With rounds of 70-70-69 -- the last of which was buoyed by a fortunate approach shot into the final hole that bounced on the greenside rocks three times and remained dry -- he is currently in third place and hoping to beat some of the big boys on Sunday.
"I try not to be a leaderboard watcher, but this tournament's got a lot of great players in it -- always has," Couch said. "Anytime you put Arnold Palmer's name on an event, you're going to bring in the greatest players. I'm just blessed to be out here every day that I'm out here. I know it can end at any time, and so I just take it for the most part right now."
A potential title run seemed to end on Saturday for the world's third-ranked player, Phil Mickelson, who owns just a single top-10 finish in five starts prior to this week. With opening rounds of 71-67, he appeared to be on the verge of another solid result, if not his first victory of the year.

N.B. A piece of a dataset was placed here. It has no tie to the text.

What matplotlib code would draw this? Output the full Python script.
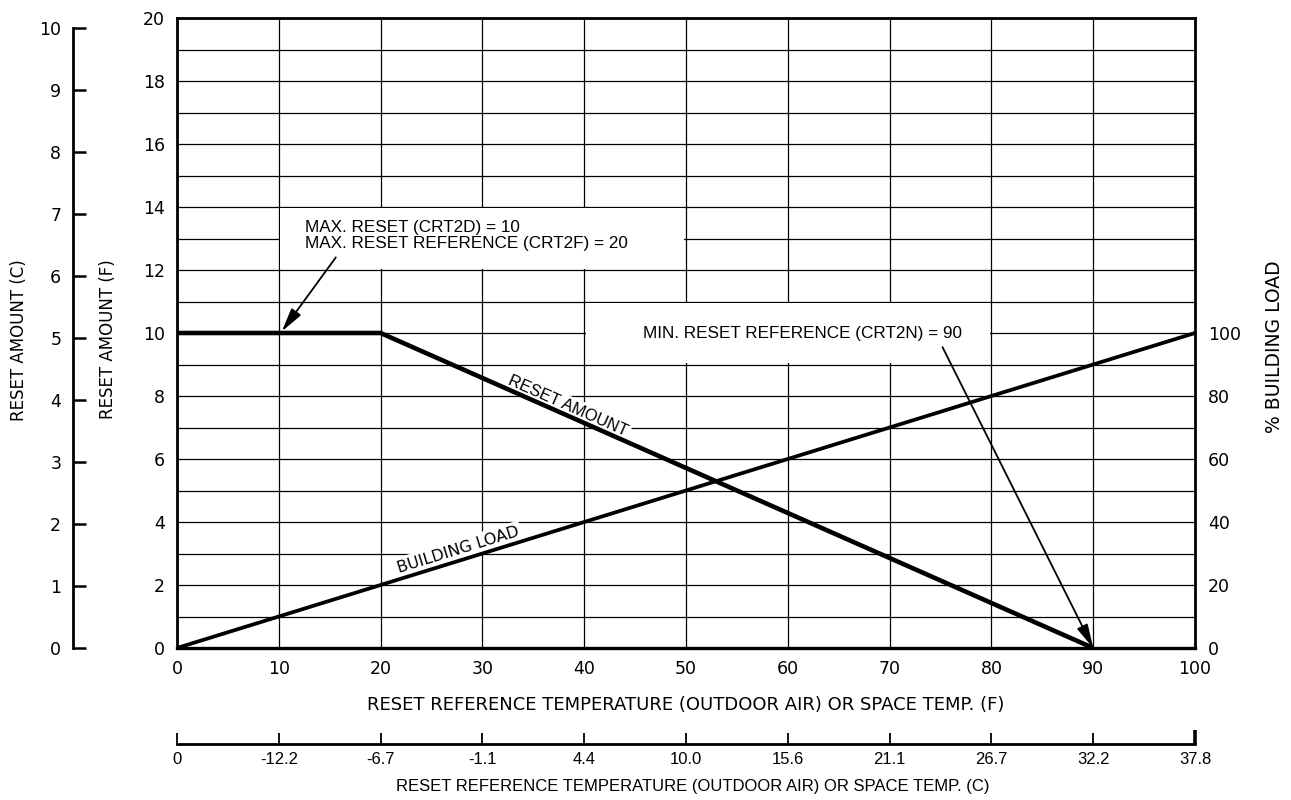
import numpy as np
import matplotlib
matplotlib.use("Agg")
import matplotlib.pyplot as plt
from matplotlib.patches import Rectangle
from matplotlib.ticker import MultipleLocator

# ---------------- data ----------------
temp_f_ticks = [0, 10, 20, 30, 40, 50, 60, 70, 80, 90, 100]
temp_c_labels = ["0", "-12.2", "-6.7", "-1.1", "4.4", "10.0", "15.6",
                 "21.1", "26.7", "32.2", "37.8"]
reset_f_ticks = [0, 2, 4, 6, 8, 10, 12, 14, 16, 18, 20]
reset_c_ticks = [0, 1, 2, 3, 4, 5, 6, 7, 8, 9, 10]
load_ticks = [0, 20, 40, 60, 80, 100]

reset_x = [0, 20, 90]          # reset reference temperature (F)
reset_y = [10, 10, 0]          # reset amount (F)
load_x = [0, 100]              # temperature (F)
load_pct = [0, 100]            # % building load

max_reset_pt = (10.3, 10.05)
min_ref_pt = (90, 0)

# ---------------- figure ----------------
W, H = 1291, 800
fig = plt.figure(figsize=(W / 100, H / 100), dpi=100)
fig.patch.set_facecolor("white")

def px(x, y):
    return x / W, 1 - y / H

TICKFONT = "DejaVu Sans"
HELV = "Liberation Sans"

L, R, T, B = 177, 1195, 18, 648
ax = fig.add_axes([L / W, 1 - B / H, (R - L) / W, (B - T) / H])
ax.set_xlim(0, 100)
ax.set_ylim(0, 20)
ax.set_xticks(temp_f_ticks)
ax.set_yticks(reset_f_ticks)
ax.yaxis.set_minor_locator(MultipleLocator(1))
ax.tick_params(axis="both", which="both", length=0)
ax.tick_params(axis="x", pad=8.5, labelsize=12.5)
ax.tick_params(axis="y", pad=8.5, labelsize=12.5)
for lab in ax.get_xticklabels() + ax.get_yticklabels():
    lab.set_fontfamily(TICKFONT)
ax.set_axisbelow(True)
ax.grid(which="both", axis="y", color="black", lw=0.9)
ax.grid(which="major", axis="x", color="black", lw=0.9)
for s in ax.spines.values():
    s.set_linewidth(2.0)
ax.spines["bottom"].set_linewidth(2.4)

# right % building load axis
ax2 = ax.twinx()
ax2.set_ylim(0, 200)
ax2.set_yticks(load_ticks)
ax2.tick_params(axis="y", length=0, pad=9.5, labelsize=12.5)
for lab in ax2.get_yticklabels():
    lab.set_fontfamily(TICKFONT)
for s in ax2.spines.values():
    s.set_visible(False)

# white annotation boxes (blank the grid)
ax.add_patch(Rectangle((10.15, 12.04), 39.7, 1.92, facecolor="white",
                       edgecolor="none", zorder=1))
ax.add_patch(Rectangle((40.15, 9.04), 39.7, 1.92, facecolor="white",
                       edgecolor="none", zorder=1))

# lines
ax.plot(reset_x, reset_y, color="black", lw=3.3, solid_capstyle="butt", zorder=4)
ax2.plot(load_x, load_pct, color="black", lw=2.7, solid_capstyle="butt", zorder=4)

# line labels
ang_reset = np.degrees(np.arctan2(reset_y[2] - reset_y[1], reset_x[2] - reset_x[1]))
ax.text(38.4, 7.68, "RESET AMOUNT", rotation=ang_reset, transform_rotates_text=True,
        rotation_mode="anchor", ha="center", va="center", fontsize=11.8,
        family=HELV, zorder=3,
        bbox=dict(facecolor="white", edgecolor="none", pad=2))
ang_load = np.degrees(np.arctan2(load_pct[1] - load_pct[0], load_x[1] - load_x[0]))
ax2.text(27.6, 31.2, "BUILDING LOAD", rotation=ang_load, transform_rotates_text=True,
         rotation_mode="anchor", ha="center", va="center", fontsize=11.5,
         family=TICKFONT, zorder=3,
         bbox=dict(facecolor="white", edgecolor="none", pad=2))

# annotations
ax.text(12.6, 13.1, "MAX. RESET (CRT2D) = 10\nMAX. RESET REFERENCE (CRT2F) = 20",
        ha="left", va="center", fontsize=12.3, family=HELV, linespacing=1.1, zorder=3)
ax.annotate("", xy=max_reset_pt, xytext=(15.6, 12.4),
            arrowprops=dict(arrowstyle="-|>,head_length=0.9,head_width=0.22",
                            color="black", lw=1.3, shrinkA=0, shrinkB=0,
                            mutation_scale=16), zorder=5)
ax.text(45.8, 10.0, "MIN. RESET REFERENCE (CRT2N) = 90", ha="left", va="center",
        fontsize=12.3, family=HELV, zorder=3)
ax.annotate("", xy=min_ref_pt, xytext=(75.2, 9.55),
            arrowprops=dict(arrowstyle="-|>,head_length=0.9,head_width=0.22",
                            color="black", lw=1.3, shrinkA=0, shrinkB=0,
                            mutation_scale=16), zorder=5)

# left C reset axis
axc = fig.add_axes([73 / W, 1 - 648 / H, 0.0005, 620 / H])
axc.set_ylim(0, 10)
axc.set_yticks(reset_c_ticks)
axc.set_xticks([])
for k in ["top", "right", "bottom"]:
    axc.spines[k].set_visible(False)
axc.spines["left"].set_linewidth(2.0)
axc.patch.set_visible(False)
axc.tick_params(axis="y", direction="in", length=9.5, width=1.8, pad=8.5,
                labelsize=12.5)
for lab in axc.get_yticklabels():
    lab.set_fontfamily(TICKFONT)

# bottom C temperature axis
axb = fig.add_axes([L / W, 1 - 744 / H, (R - L) / W, 0.0005])
axb.set_xlim(0, 100)
axb.set_xticks(temp_f_ticks)
axb.set_xticklabels(temp_c_labels)
axb.set_yticks([])
for k in ["top", "right", "left"]:
    axb.spines[k].set_visible(False)
axb.spines["bottom"].set_linewidth(2.0)
axb.patch.set_visible(False)
axb.tick_params(axis="x", direction="in", length=8, width=1.3, pad=6,
                labelsize=12)
for lab in axb.get_xticklabels():
    lab.set_fontfamily(HELV)
end_tick = axb.xaxis.get_major_ticks()[-1]
end_tick.tick1line.set_markeredgewidth(2.6)
end_tick.tick1line.set_markersize(10)

# axis titles
fig.text(*px(19, 340), "RESET AMOUNT (C)", rotation=90, ha="center", va="center",
         fontsize=12, family=TICKFONT)
fig.text(*px(108, 339), "RESET AMOUNT (F)", rotation=90, ha="center", va="center",
         fontsize=12, family=TICKFONT)
fig.text(*px(1275, 347), "% BUILDING LOAD", rotation=90, ha="center", va="center",
         fontsize=13.5, family=TICKFONT)
fig.text(*px(686, 705), "RESET REFERENCE TEMPERATURE (OUTDOOR AIR) OR SPACE TEMP. (F)",
         ha="center", va="center", fontsize=13, family=TICKFONT)
fig.text(*px(693, 787), "RESET REFERENCE TEMPERATURE (OUTDOOR AIR) OR SPACE TEMP. (C)",
         ha="center", va="center", fontsize=12, family=HELV)

fig.savefig("out.png", dpi=100, facecolor="white")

But a third-round 75 left him well off the pace.
"I had a rough round today in that the ball just didn't seem to want to go in the hole," he said after taking 33 putts, 10 more than in his previous round. "Quite a difference from yesterday, when they were all dropping."
Though Lefty might not be in position to claim the win at Arnie's place, chances are strong that another proven veteran will walk away with the trophy on Sunday afternoon.
So don't believe the hype. While it might be true that no individual player has taken full advantage of the absence of the No. 1-ranked guy, the most talented golfers have collectively been positioning themselves nicely throughout the season's first three months continuing that trend this week at Bay Hill.
It's a good thing, too. I've heard You Know Who is coming back pretty soon.